◆ What you will do ◆
Write out the material exactly, leaving every picture behind.

[Figure scripts]
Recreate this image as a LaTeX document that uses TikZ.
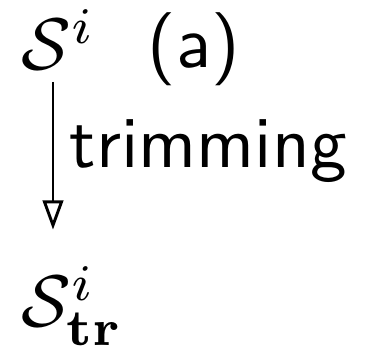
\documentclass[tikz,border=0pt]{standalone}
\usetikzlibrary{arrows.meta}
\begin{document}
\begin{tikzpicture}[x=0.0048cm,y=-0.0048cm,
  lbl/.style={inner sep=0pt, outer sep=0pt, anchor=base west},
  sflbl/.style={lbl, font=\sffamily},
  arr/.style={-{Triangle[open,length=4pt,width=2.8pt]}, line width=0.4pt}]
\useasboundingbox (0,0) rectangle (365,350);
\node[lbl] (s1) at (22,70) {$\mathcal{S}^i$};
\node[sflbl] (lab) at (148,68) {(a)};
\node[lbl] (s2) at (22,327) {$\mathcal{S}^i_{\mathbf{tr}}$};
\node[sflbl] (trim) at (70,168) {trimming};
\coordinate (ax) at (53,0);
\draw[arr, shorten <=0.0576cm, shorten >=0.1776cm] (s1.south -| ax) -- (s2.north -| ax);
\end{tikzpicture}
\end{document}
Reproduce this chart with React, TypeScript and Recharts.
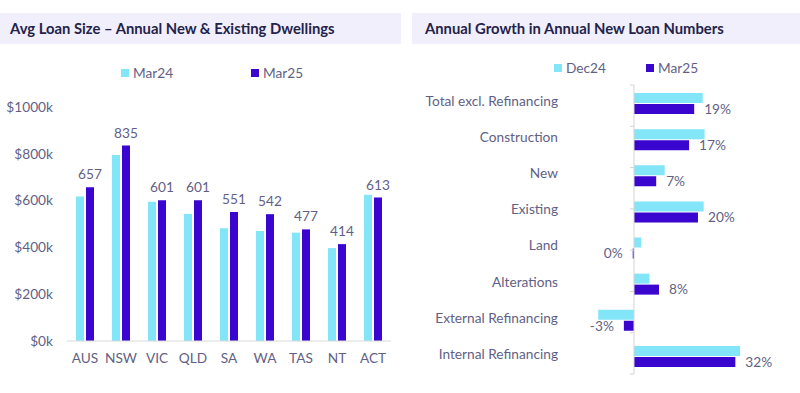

◆ Written solution ◆
Recreate this image as a LaTeX document that uses TikZ.
\documentclass[tikz,border=0pt]{standalone}
\usetikzlibrary{arrows.meta}
\begin{document}
\begin{tikzpicture}[x=0.0048cm,y=-0.0048cm,
  lbl/.style={inner sep=0pt, outer sep=0pt, anchor=base west},
  sflbl/.style={lbl, font=\sffamily},
  arr/.style={-{Triangle[open,length=4pt,width=2.8pt]}, line width=0.4pt}]
\useasboundingbox (0,0) rectangle (365,350);
\node[lbl] (s1) at (22,70) {$\mathcal{S}^i$};
\node[sflbl] (lab) at (148,68) {(a)};
\node[lbl] (s2) at (22,327) {$\mathcal{S}^i_{\mathbf{tr}}$};
\node[sflbl] (trim) at (70,168) {trimming};
\coordinate (ax) at (53,0);
\draw[arr, shorten <=0.0576cm, shorten >=0.1776cm] (s1.south -| ax) -- (s2.north -| ax);
\end{tikzpicture}
\end{document}
Reproduce this chart with React, TypeScript and Recharts.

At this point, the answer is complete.